With employee insurance costs one of the fastest growing expenses in many businesses, maintaining overall health has become a critical business issue, Laing said.
"A fundamental shift in lifestyle for hundreds of millions of employees worldwide is the only long term solution," he added.
Not only that, keeping workers fit is a good way to raise productivity, said Sarah Schubert, director of New Voice, a Singapore-based HR consultancy and training business.
"Employee wellness is no longer a management fad but actually a very sensible business practice," she said.

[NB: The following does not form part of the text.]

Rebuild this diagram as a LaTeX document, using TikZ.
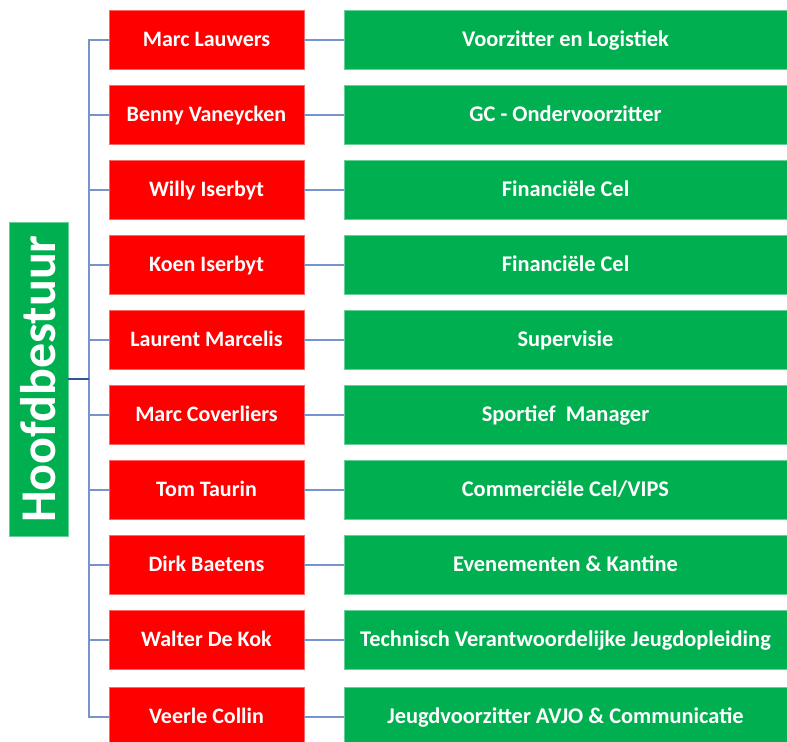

"Research has shown that keeping the body active and fit aids brain function and cognitive thinking, so giving staff the opportunity to participate in active exercise programs through the day and week will result in a more productive and engaged workforce."
Laing says Fitness-Buffet is learning fast from corporate clients, with HR directors demanding customized versions of the product which allows them to run weekly team-building activities.
Currently available in Bangkok, Singapore and Chicago, Fitness-Buffet will open in 25 more cities in the United States this year, as well as in several cities in Asia and Europe.
The company will also be rolling out a marketplace offering, which will target business travelers who wish to pick and choose one-off classes in Asia and beyond.